Although Wicks did not stand again, he did not suffer catastrophically by his loss of privilege. It is true that his entire estate was extended by the crown, but the ‘discoverers’’ claims were not met. The ‘gross contradictions and irregularities’ of his accounts prevented the auditors of imprests from reaching any conclusions at all, and in the absence of their report Wicks obtained a private Act in 1705 to empower the Treasury to compound with him. He did not like the terms, however, and let the Act lapse. When his will was proved, on 31 May 1708, the case was still unresolved. Burgh was able to solicit a new Act in 1712 to revive the former enabling legislation, and at last in 1714 arrived at a settlement with the Treasury, for a mere £1,000. Even this was, in the opinion of the customs commissioners, ‘more than we have any prospect of recovering by further proceedings at law’.6

Ref Volumes: 1690-1715

Author: D. W. Hayton

Notes

  • 1. PCC 141 Barrett; London Mar.

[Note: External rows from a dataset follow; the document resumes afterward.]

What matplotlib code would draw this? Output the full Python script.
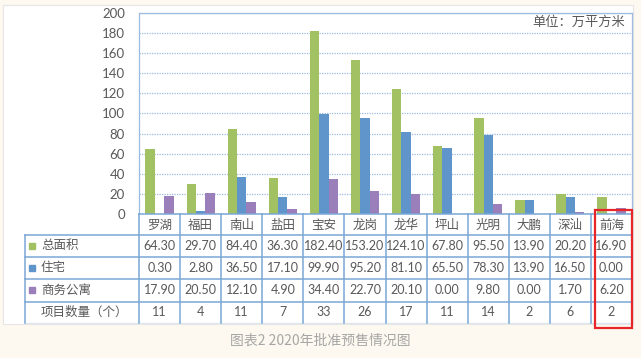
import matplotlib
matplotlib.use("Agg")
import matplotlib.pyplot as plt
from matplotlib.patches import Rectangle

plt.rcParams['font.family'] = ['Noto Sans CJK SC', 'DejaVu Sans']

# data
districts = ['罗湖', '福田', '南山', '盐田', '宝安', '龙岗', '龙华', '坪山', '光明', '大鹏', '深汕', '前海']
total_area = [64.30, 29.70, 84.40, 36.30, 182.40, 153.20, 124.10, 67.80, 95.50, 13.90, 20.20, 16.90]
housing = [0.30, 2.80, 36.50, 17.10, 99.90, 95.20, 81.10, 65.50, 78.30, 13.90, 16.50, 0.00]
office_apt = [17.90, 20.50, 12.10, 4.90, 34.40, 22.70, 20.10, 0.00, 9.80, 0.00, 1.70, 6.20]
project_count = [11, 4, 11, 7, 33, 26, 17, 11, 14, 2, 6, 2]

series_names = ['总面积', '住宅', '商务公寓']
series_vals = [total_area, housing, office_apt]
colors = ['#a2c163', '#5f95cb', '#9a7fba']

W, H = 641, 358
fig = plt.figure(figsize=(W / 100, H / 100), dpi=100)
fig.patch.set_facecolor('#fdf9f0')

def fx(px):
    return px / W

def fy(py):
    return 1 - py / H

# white panel behind everything
fig.patches.append(Rectangle((fx(3), fy(324)), fx(633) - fx(3), fy(5) - fy(324),
                             transform=fig.transFigure, facecolor='white',
                             edgecolor='#e6e6e6', lw=0.8, zorder=-5))

left, right, top, zero = 139, 632, 13, 214
cw = (right - left) / len(districts)

ax = fig.add_axes([fx(left), fy(zero), fx(right) - fx(left), fy(top) - fy(zero)])
ax.set_facecolor('none')
bw = 0.228
for k, (vals, c) in enumerate(zip(series_vals, colors)):
    xs = [i + (k - 1) * bw for i in range(len(districts))]
    ax.bar(xs, vals, width=bw, color=c, zorder=3)
ax.set_xlim(-0.5, len(districts) - 0.5)
ax.set_ylim(0, 200)
ax.set_yticks(range(0, 201, 20))
ax.set_xticks([])
ax.tick_params(axis='y', length=0, pad=10, labelsize=9.5, labelcolor='#595959')
for lab in ax.get_yticklabels():
    lab.set_family(['Lato', 'DejaVu Sans'])
ax.grid(axis='y', color='#9dbbdf', linestyle=(0, (1, 1)), lw=0.9, zorder=0)
ax.spines['bottom'].set_visible(False)
for s in ['left', 'top', 'right']:
    ax.spines[s].set_color('#9dbbdf')
    ax.spines[s].set_linestyle((0, (1, 1)))
    ax.spines[s].set_linewidth(0.9)
ax.text(0.985, 0.955, '单位：万平方米', transform=ax.transAxes, ha='right', va='center',
        fontsize=9.5, color='#595959')

# data table below the bars
tl, tb = 25, 323
rows = [214, 235, 257, 279, 302, 323]
tab = fig.add_axes([fx(tl), fy(tb), fx(right) - fx(tl), fy(zero) - fy(tb)])
tab.set_facecolor('none')
x0 = -0.5 - (left - tl) / cw
tab.set_xlim(x0, len(districts) - 0.5)
tab.set_ylim(tb, zero)
tab.axis('off')
line_c = '#7ba7d6'

for y in rows[:-1]:
    xstart = -0.5 if y == rows[0] else x0
    tab.plot([xstart, len(districts) - 0.5], [y, y], color=line_c, lw=1.1, clip_on=False)
tab.plot([x0, len(districts) - 0.5], [rows[-1], rows[-1]], color='#dfe6ee', lw=1, clip_on=False)
for j in range(len(districts) + 1):
    tab.plot([j - 0.5, j - 0.5], [rows[0], rows[-1]], color=line_c, lw=1.1, clip_on=False)
tab.plot([x0, x0], [rows[1], rows[-1]], color=line_c, lw=1.1, clip_on=False)

mid = [(rows[r] + rows[r + 1]) / 2 for r in range(5)]
for i, name in enumerate(districts):
    tab.text(i, mid[0] + 0.5, name, ha='center', va='center', fontsize=9, color='#595959')

num_font = ['Lato', 'Noto Sans CJK SC']
lab_x = x0 + (41 - tl) / cw
sq_x = x0 + (32 - tl) / cw
for r, (nm, vals, c) in enumerate(zip(series_names, series_vals, colors)):
    y = mid[r + 1]
    tab.plot(sq_x, y - 0.5, marker='s', ms=5, color=c, clip_on=False)
    tab.text(lab_x, y, nm, ha='left', va='center', fontsize=9, color='#595959')
    for i, v in enumerate(vals):
        tab.text(i, y, f'{v:.2f}', ha='center', va='center', fontsize=9,
                 color='#595959', family=num_font)
tab.text(lab_x, mid[4], '项目数量（个）', ha='left', va='center', fontsize=9, color='#595959')
for i, v in enumerate(project_count):
    tab.text(i, mid[4], str(v), ha='center', va='center', fontsize=9,
             color='#595959', family=num_font)

# red highlight around the last column
fig.patches.append(Rectangle((fx(595), fy(328)), fx(632) - fx(595), fy(210) - fy(328),
                             transform=fig.transFigure, facecolor='none',
                             edgecolor='#e8262a', lw=1.6, zorder=10))

fig.text(0.5, fy(341), '图表2 2020年批准预售情况图', ha='center', va='center',
         fontsize=10, color='#a6a6a6')

fig.savefig('out.png', dpi=100, facecolor=fig.get_facecolor())
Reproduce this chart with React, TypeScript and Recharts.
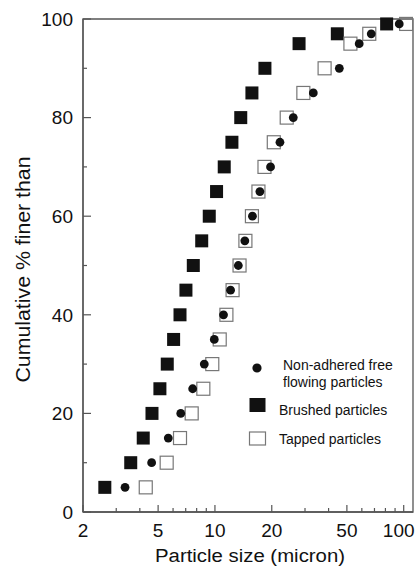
import { Legend, ReferenceArea, Scatter, ScatterChart, XAxis, YAxis } from "recharts";

const percentFiner = [5, 10, 15, 20, 25, 30, 35, 40, 45, 50, 55, 60, 65, 70, 75, 80, 85, 90, 95, 97, 99];

const freeFlowingSize = [3.34, 4.62, 5.66, 6.59, 7.62, 8.78, 9.92, 11.1, 12.1, 13.3, 14.4, 15.8, 17.3, 19.7, 22.1, 26.0, 33.2, 45.6, 58.1, 67.3, 94.7];
const brushedSize = [2.61, 3.58, 4.17, 4.64, 5.11, 5.59, 6.04, 6.53, 7.02, 7.68, 8.51, 9.33, 10.2, 11.2, 12.3, 13.7, 15.7, 18.4, 27.9, 44.5, 81.2];
const tappedSize = [4.3, 5.55, 6.53, 7.53, 8.68, 9.68, 10.6, 11.5, 12.4, 13.5, 14.5, 15.7, 17.0, 18.3, 20.5, 24.0, 29.4, 38.1, 52.2, 65.7, 103];

const xTicks = [2, 3, 4, 5, 6, 7, 8, 9, 10, 20, 30, 40, 50, 60, 70, 80, 90, 100];
const xTickLabels = [2, 5, 10, 20, 50, 100];
const yTicks = [0, 10, 20, 30, 40, 50, 60, 70, 80, 90, 100];
const yTickLabels = [0, 20, 40, 60, 80, 100];

const seriesNames = ["Non-adhered free flowing particles", "Brushed particles", "Tapped particles"];

const FONT = '"Liberation Sans", Arial, sans-serif';
const INK = "#111";
const AXIS = "#555";

function toPoints(sizes: number[]) {
    return sizes.map((size, i) => ({ size, percent: percentFiner[i] }));
}

function SizeTick({ x, y, payload }: any) {
    const major = xTickLabels.includes(payload.value);
    const shift = payload.value === 100 ? -5 : 0;
    return (
        <g>
            <line x1={x} x2={x} y1={y} y2={y - (major ? 7 : 4)} stroke={AXIS} strokeWidth={1.2} />
            {major && (
                <text x={x + shift} y={y + 25} textAnchor="middle" fontSize={19} fontFamily={FONT} fill={INK}>
                    {payload.value}
                </text>
            )}
        </g>
    );
}

function PercentTick({ x, y, payload }: any) {
    const major = yTickLabels.includes(payload.value);
    return (
        <g>
            <line x1={x} x2={x + (major ? 8 : 4)} y1={y} y2={y} stroke={AXIS} strokeWidth={1.2} />
            {major && (
                <text x={x - 10} y={y} dy="0.36em" textAnchor="end" fontSize={19} fontFamily={FONT} fill={INK}>
                    {payload.value}
                </text>
            )}
        </g>
    );
}

function XTitle({ viewBox }: any) {
    return (
        <text x={viewBox.x + viewBox.width / 2 + 2} y={viewBox.y + 50} textAnchor="middle" fontSize={18} fontFamily={FONT} fill={INK} textLength={190} lengthAdjust="spacingAndGlyphs">
            Particle size (micron)
        </text>
    );
}

function YTitle({ viewBox }: any) {
    const cx = 30;
    const cy = viewBox.y + viewBox.height / 2 + 4;
    return (
        <text x={cx} y={cy} transform={`rotate(-90, ${cx}, ${cy})`} textAnchor="middle" fontSize={20} fontFamily={FONT} fill={INK} textLength={226} lengthAdjust="spacingAndGlyphs">
            Cumulative % finer than
        </text>
    );
}

const FilledSquare = ({ cx, cy }: any) => <rect x={cx - 6.5} y={cy - 6.5} width={13} height={13} fill={INK} />;
const OpenSquare = ({ cx, cy }: any) => <rect x={cx - 6.5} y={cy - 6.5} width={13} height={13} fill="none" stroke="#777" strokeWidth={1.2} />;
const Dot = ({ cx, cy }: any) => <circle cx={cx} cy={cy} r={4.4} fill={INK} />;

function LegendBox() {
    return (
        <svg width={175} height={100} style={{ fontFamily: FONT }}>
            <circle cx={17} cy={16} r={4.6} fill={INK} />
            <text x={43} y={18} fontSize={14} fill={INK}>Non-adhered free</text>
            <text x={43} y={35} fontSize={14} fill={INK}>flowing particles</text>
            <rect x={9.5} y={46} width={16} height={14} fill={INK} />
            <text x={39} y={63} fontSize={14} fill={INK}>{seriesNames[1]}</text>
            <rect x={9.5} y={80} width={16} height={13} fill="none" stroke="#777" strokeWidth={1.2} />
            <text x={39} y={92} fontSize={14} fill={INK}>{seriesNames[2]}</text>
        </svg>
    );
}

export default function App() {
    return (
        <div style={{ position: "absolute", left: 0, top: 0 }}>
            <ScatterChart width={419} height={569} margin={{ top: 19, right: 6, bottom: 0, left: 0 }} style={{ fontFamily: FONT }}>
                <XAxis
                    dataKey="size"
                    type="number"
                    scale="log"
                    domain={[2, 112]}
                    allowDataOverflow
                    ticks={xTicks}
                    interval={0}
                    tickSize={0}
                    tickMargin={0}
                    tick={<SizeTick />}
                    height={57}
                    axisLine={{ stroke: AXIS, strokeWidth: 1.3 }}
                    label={<XTitle />}
                />
                <YAxis
                    dataKey="percent"
                    type="number"
                    domain={[0, 100]}
                    ticks={yTicks}
                    interval={0}
                    tickSize={0}
                    tickMargin={0}
                    tick={<PercentTick />}
                    width={83}
                    axisLine={{ stroke: AXIS, strokeWidth: 1.3 }}
                    label={<YTitle />}
                />
                <ReferenceArea x1={2} x2={112} y1={0} y2={100} fill="none" stroke={AXIS} strokeWidth={1.3} />
                <Scatter name={seriesNames[1]} data={toPoints(brushedSize)} shape={<FilledSquare />} isAnimationActive={false} />
                <Scatter name={seriesNames[2]} data={toPoints(tappedSize)} shape={<OpenSquare />} isAnimationActive={false} />
                <Scatter name={seriesNames[0]} data={toPoints(freeFlowingSize)} shape={<Dot />} isAnimationActive={false} />
                <Legend layout="vertical" align="center" verticalAlign="middle" content={<LegendBox />} wrapperStyle={{ left: 240, top: 352, width: 175, height: 100 }} />
            </ScatterChart>
        </div>
    );
}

Lic. ed. Foster, 1462.
  • 2. CJ, xiv. 456; Cal. Treas. Bks. viii. 259; Cal. Treas. Pprs. 1557–1696, p. 338.
  • 3. Wilts. Arch. Mag. liii. 124; Mar. Lic. Vicar-Gen. (Harl. Soc. xxxi), 135; Wilts. N. and Q. ii. 27; PCC 141 Barrett, 57 Drax, 74 Eure; Burke, LG (1846), i. 162.
  • 4. Cal. Treas. Pprs. 1557–1696, pp. 338, 356–7; Cal. Treas. Bks. x. 584; xxviii. 110; CJ, xiv. 456; Wilts. Arch. Mag. 124.
  • 5. CJ, xiv. 456; Cal. Treas. Pprs. 1697–1702, pp. 45, 58, 200; Cal. Treas. Bks. xiv. 135; HMC Portland, iii. 602.
  • 6. Cal. Treas. Bks. xx. 63, 172, 197, 204, 272, 462, 633; xxiv. 73; xxvi. 206, 301; xxvii. 66–67; xxviii. 110–11; Cal. Treas. Pprs. 1702–7, pp. 349, 371; 1708–14, pp. 185, 372, 477, 503; CJ, xiv. 456; xvii. 174, 633, 635; PCC 141 Barrett.